■ TASK GOAL: Exactly how many lines have the word "this"? Answer with the bare number.

■ DATA LINES:
▼

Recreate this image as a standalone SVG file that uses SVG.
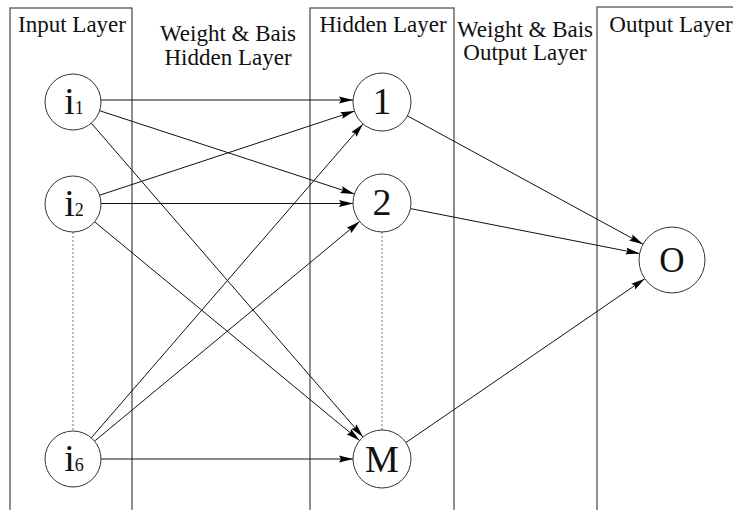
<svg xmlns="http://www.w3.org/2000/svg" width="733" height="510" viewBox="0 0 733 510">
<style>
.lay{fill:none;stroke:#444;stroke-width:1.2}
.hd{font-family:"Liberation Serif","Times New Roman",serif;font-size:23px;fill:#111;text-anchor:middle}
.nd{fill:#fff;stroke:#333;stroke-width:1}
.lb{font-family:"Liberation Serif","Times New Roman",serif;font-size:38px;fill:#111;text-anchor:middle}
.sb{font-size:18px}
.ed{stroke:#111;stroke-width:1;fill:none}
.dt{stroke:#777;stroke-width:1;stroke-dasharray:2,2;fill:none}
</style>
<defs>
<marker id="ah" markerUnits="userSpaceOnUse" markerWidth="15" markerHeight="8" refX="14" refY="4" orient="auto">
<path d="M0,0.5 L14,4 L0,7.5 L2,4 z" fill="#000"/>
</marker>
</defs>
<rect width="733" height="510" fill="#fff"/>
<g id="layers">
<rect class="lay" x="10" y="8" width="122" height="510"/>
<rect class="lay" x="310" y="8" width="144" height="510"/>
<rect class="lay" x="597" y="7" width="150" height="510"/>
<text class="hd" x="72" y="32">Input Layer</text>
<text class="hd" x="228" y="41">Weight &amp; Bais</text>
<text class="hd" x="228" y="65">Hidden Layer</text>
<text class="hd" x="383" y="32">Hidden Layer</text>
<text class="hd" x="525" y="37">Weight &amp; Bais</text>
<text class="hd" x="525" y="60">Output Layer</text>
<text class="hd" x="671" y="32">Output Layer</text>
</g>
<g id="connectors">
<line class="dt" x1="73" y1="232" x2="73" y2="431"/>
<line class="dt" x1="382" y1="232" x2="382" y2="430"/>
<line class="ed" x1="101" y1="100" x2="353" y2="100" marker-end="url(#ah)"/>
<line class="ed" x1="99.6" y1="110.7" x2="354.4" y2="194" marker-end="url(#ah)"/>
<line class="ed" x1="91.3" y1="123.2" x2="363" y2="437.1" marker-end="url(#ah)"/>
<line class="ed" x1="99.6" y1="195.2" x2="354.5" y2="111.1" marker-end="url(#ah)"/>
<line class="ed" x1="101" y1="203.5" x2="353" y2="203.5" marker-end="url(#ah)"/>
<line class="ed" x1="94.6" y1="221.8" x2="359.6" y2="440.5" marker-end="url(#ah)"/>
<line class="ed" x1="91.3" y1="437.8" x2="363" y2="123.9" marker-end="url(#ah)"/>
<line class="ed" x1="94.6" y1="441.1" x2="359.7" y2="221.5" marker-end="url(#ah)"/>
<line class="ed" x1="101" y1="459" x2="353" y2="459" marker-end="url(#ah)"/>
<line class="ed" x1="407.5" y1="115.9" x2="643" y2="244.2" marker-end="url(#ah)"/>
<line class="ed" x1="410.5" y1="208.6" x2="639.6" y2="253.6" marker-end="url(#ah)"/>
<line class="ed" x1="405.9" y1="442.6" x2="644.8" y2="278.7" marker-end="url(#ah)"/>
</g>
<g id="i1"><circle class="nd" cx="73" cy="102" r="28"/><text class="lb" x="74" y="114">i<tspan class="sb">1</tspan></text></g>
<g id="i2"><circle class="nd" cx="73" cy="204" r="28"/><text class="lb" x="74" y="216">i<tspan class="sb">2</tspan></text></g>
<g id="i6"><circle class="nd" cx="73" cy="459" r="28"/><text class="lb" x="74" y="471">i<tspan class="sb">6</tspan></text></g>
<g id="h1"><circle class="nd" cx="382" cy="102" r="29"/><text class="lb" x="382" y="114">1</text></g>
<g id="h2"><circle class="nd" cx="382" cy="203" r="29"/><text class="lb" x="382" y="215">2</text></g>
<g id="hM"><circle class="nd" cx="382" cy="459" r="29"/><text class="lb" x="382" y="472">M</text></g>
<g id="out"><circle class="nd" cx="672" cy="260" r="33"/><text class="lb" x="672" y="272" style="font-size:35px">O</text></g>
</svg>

▲
▼

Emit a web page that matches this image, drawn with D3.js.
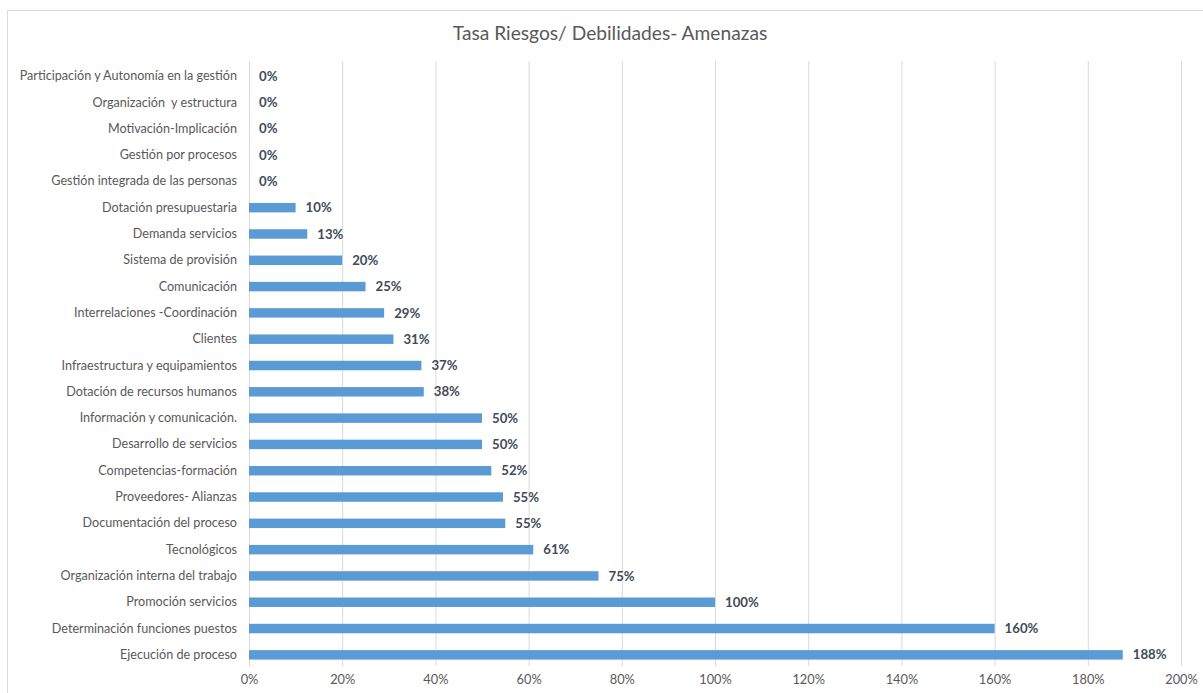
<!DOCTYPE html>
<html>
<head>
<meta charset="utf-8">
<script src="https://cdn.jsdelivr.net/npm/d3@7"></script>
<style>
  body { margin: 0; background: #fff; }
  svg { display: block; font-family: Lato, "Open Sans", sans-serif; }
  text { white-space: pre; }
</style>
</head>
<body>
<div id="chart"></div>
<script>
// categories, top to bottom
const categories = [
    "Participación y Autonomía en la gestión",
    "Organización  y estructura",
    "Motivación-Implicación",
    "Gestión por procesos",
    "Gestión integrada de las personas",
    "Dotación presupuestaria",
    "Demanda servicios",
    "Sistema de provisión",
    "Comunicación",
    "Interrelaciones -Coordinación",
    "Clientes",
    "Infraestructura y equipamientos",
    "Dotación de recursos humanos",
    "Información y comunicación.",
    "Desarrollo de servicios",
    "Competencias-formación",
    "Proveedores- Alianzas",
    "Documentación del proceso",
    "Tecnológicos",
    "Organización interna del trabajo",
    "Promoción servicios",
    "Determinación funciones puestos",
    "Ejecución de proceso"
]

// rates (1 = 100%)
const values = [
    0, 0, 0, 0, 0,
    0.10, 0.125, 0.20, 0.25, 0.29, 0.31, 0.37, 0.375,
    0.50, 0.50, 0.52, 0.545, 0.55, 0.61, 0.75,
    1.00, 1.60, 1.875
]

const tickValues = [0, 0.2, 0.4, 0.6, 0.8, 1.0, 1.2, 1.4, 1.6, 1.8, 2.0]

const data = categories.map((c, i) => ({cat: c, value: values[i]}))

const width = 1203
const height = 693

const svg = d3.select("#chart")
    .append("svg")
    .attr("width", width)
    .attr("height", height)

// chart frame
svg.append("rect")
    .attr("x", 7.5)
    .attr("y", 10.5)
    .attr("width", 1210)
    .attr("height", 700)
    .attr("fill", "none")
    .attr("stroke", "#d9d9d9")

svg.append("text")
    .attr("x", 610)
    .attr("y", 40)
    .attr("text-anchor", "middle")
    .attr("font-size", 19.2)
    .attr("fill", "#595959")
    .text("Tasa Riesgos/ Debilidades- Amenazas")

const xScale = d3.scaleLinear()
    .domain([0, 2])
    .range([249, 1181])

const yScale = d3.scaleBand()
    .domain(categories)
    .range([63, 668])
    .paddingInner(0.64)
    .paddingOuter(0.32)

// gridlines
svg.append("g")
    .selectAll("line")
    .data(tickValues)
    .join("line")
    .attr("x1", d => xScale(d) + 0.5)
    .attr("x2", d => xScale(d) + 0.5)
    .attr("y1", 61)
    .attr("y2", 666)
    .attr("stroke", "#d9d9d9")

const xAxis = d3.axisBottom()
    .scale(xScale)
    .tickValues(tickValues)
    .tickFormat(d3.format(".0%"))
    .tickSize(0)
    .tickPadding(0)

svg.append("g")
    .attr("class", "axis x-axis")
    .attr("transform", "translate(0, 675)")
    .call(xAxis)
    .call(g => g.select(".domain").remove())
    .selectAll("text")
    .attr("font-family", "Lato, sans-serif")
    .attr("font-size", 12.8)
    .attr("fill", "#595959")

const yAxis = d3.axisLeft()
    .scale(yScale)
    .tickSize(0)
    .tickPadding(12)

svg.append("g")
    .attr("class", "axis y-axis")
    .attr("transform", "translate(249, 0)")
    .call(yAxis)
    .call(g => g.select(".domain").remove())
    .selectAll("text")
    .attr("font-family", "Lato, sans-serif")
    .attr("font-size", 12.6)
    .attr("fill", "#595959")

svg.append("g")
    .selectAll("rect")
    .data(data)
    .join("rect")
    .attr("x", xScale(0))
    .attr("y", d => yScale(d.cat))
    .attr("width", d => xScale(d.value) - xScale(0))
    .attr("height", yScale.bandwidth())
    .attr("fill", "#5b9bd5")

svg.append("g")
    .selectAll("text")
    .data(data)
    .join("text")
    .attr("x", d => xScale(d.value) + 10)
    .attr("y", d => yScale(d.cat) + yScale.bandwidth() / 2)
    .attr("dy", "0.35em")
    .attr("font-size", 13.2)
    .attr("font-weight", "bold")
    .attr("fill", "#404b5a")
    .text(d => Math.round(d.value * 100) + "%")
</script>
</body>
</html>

▲

■ TASK SOLUTION: 2